_YOUR GOAL_
Output the full listing below exactly as it reads, and skip anything that is a picture.

_PROVIDED INFORMATION_
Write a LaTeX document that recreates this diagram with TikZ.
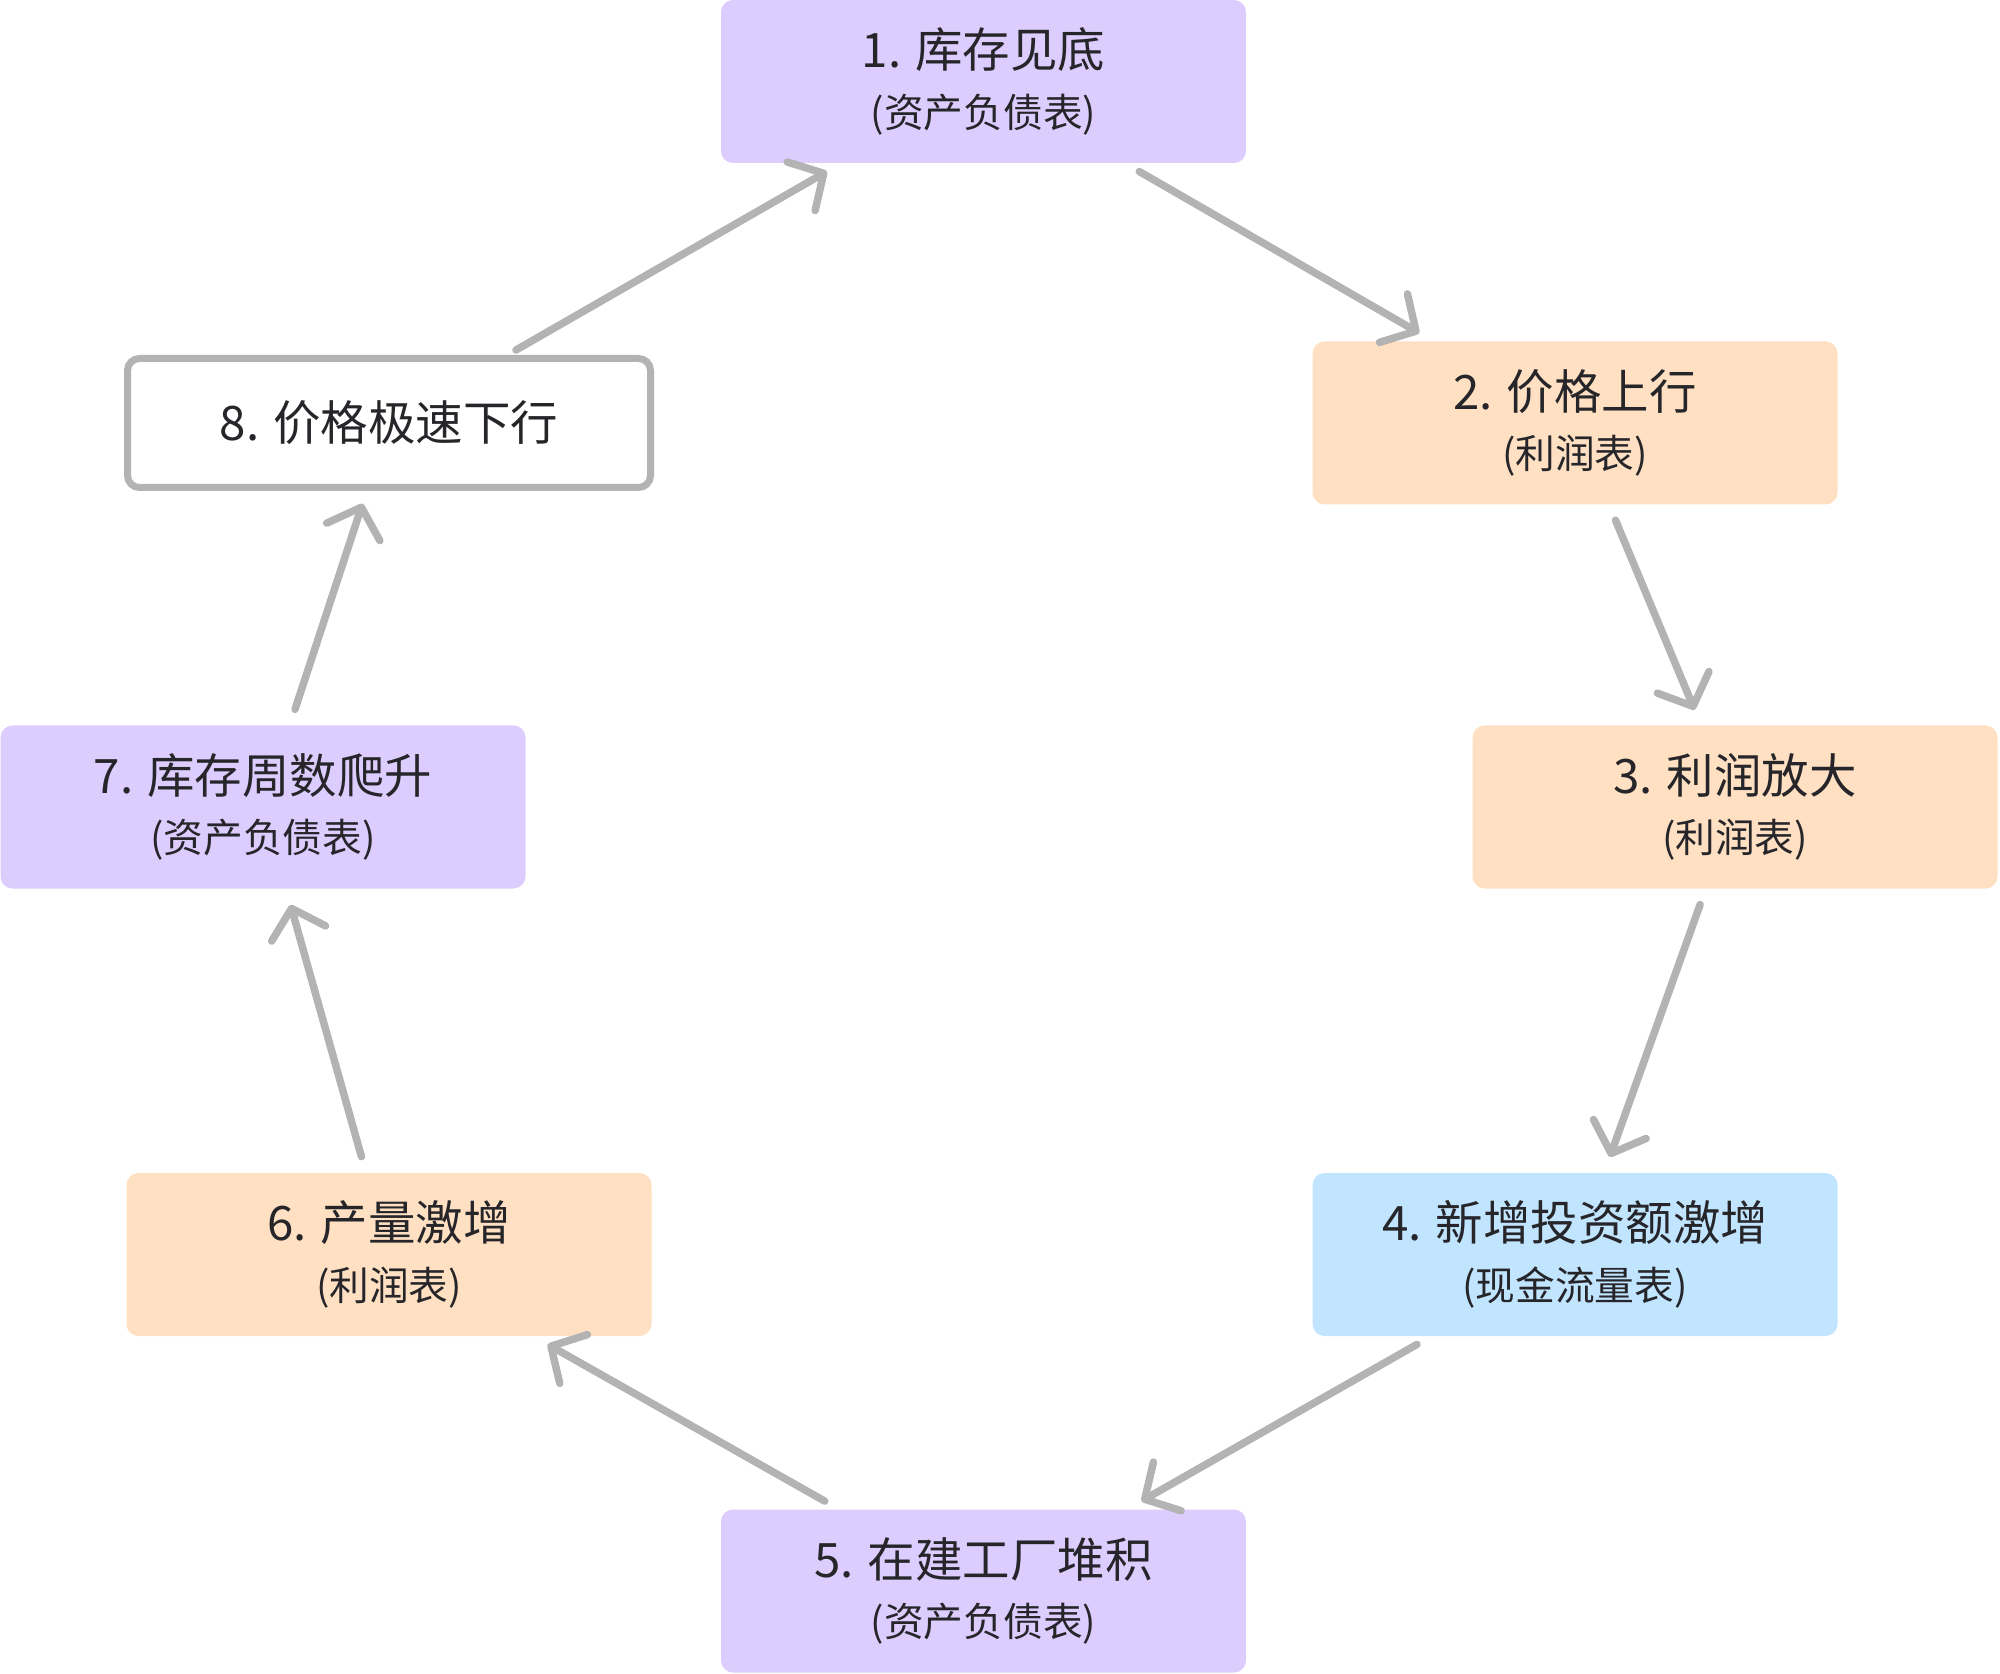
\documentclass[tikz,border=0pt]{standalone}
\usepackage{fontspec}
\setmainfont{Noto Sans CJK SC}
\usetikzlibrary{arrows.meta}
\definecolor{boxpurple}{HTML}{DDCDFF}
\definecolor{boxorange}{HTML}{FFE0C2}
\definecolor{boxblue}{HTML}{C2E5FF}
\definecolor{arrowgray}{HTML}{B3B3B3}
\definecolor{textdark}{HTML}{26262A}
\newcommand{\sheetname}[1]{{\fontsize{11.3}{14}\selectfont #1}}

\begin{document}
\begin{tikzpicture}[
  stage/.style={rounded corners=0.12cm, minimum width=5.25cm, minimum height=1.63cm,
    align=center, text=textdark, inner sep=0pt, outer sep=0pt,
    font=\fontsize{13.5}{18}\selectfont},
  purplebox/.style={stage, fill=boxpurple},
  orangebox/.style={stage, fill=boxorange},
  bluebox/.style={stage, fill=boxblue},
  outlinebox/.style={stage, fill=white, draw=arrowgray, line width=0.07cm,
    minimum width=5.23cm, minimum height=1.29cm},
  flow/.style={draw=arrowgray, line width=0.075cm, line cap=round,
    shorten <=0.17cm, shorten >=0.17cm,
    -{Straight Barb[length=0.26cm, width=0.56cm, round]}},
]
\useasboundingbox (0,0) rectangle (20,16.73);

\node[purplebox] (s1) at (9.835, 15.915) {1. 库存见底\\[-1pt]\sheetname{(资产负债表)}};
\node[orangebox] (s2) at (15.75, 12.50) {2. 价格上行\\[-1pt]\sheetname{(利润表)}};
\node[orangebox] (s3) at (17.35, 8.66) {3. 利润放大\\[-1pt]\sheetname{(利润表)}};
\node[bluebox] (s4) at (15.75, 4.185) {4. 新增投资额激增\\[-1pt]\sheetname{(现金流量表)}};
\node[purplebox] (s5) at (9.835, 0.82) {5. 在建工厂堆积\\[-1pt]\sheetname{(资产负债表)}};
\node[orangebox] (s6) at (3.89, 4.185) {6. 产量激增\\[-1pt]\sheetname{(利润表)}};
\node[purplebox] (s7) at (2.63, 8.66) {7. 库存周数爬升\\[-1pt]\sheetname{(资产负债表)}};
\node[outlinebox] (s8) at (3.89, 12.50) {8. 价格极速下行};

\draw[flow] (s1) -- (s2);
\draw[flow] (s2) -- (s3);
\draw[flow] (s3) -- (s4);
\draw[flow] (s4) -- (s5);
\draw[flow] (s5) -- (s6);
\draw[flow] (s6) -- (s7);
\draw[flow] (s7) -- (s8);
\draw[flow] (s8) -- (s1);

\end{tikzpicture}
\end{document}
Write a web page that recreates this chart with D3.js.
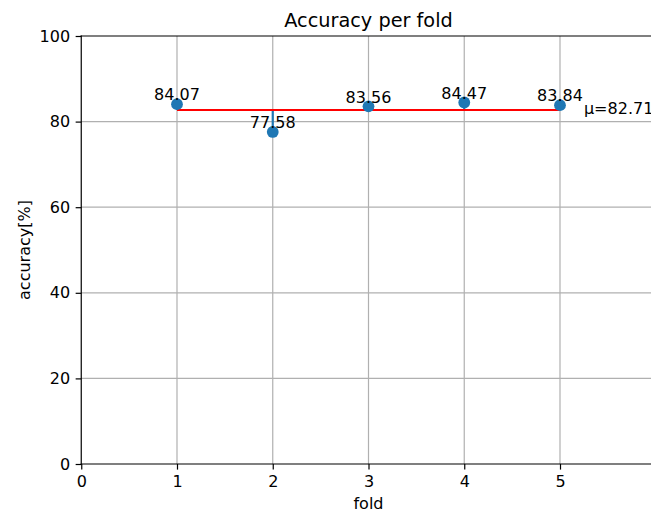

_PROBLEM SOLUTION_
Write a LaTeX document that recreates this diagram with TikZ.
\documentclass[tikz,border=0pt]{standalone}
\usepackage{fontspec}
\setmainfont{Noto Sans CJK SC}
\usetikzlibrary{arrows.meta}
\definecolor{boxpurple}{HTML}{DDCDFF}
\definecolor{boxorange}{HTML}{FFE0C2}
\definecolor{boxblue}{HTML}{C2E5FF}
\definecolor{arrowgray}{HTML}{B3B3B3}
\definecolor{textdark}{HTML}{26262A}
\newcommand{\sheetname}[1]{{\fontsize{11.3}{14}\selectfont #1}}

\begin{document}
\begin{tikzpicture}[
  stage/.style={rounded corners=0.12cm, minimum width=5.25cm, minimum height=1.63cm,
    align=center, text=textdark, inner sep=0pt, outer sep=0pt,
    font=\fontsize{13.5}{18}\selectfont},
  purplebox/.style={stage, fill=boxpurple},
  orangebox/.style={stage, fill=boxorange},
  bluebox/.style={stage, fill=boxblue},
  outlinebox/.style={stage, fill=white, draw=arrowgray, line width=0.07cm,
    minimum width=5.23cm, minimum height=1.29cm},
  flow/.style={draw=arrowgray, line width=0.075cm, line cap=round,
    shorten <=0.17cm, shorten >=0.17cm,
    -{Straight Barb[length=0.26cm, width=0.56cm, round]}},
]
\useasboundingbox (0,0) rectangle (20,16.73);

\node[purplebox] (s1) at (9.835, 15.915) {1. 库存见底\\[-1pt]\sheetname{(资产负债表)}};
\node[orangebox] (s2) at (15.75, 12.50) {2. 价格上行\\[-1pt]\sheetname{(利润表)}};
\node[orangebox] (s3) at (17.35, 8.66) {3. 利润放大\\[-1pt]\sheetname{(利润表)}};
\node[bluebox] (s4) at (15.75, 4.185) {4. 新增投资额激增\\[-1pt]\sheetname{(现金流量表)}};
\node[purplebox] (s5) at (9.835, 0.82) {5. 在建工厂堆积\\[-1pt]\sheetname{(资产负债表)}};
\node[orangebox] (s6) at (3.89, 4.185) {6. 产量激增\\[-1pt]\sheetname{(利润表)}};
\node[purplebox] (s7) at (2.63, 8.66) {7. 库存周数爬升\\[-1pt]\sheetname{(资产负债表)}};
\node[outlinebox] (s8) at (3.89, 12.50) {8. 价格极速下行};

\draw[flow] (s1) -- (s2);
\draw[flow] (s2) -- (s3);
\draw[flow] (s3) -- (s4);
\draw[flow] (s4) -- (s5);
\draw[flow] (s5) -- (s6);
\draw[flow] (s6) -- (s7);
\draw[flow] (s7) -- (s8);
\draw[flow] (s8) -- (s1);

\end{tikzpicture}
\end{document}
Write a web page that recreates this chart with D3.js.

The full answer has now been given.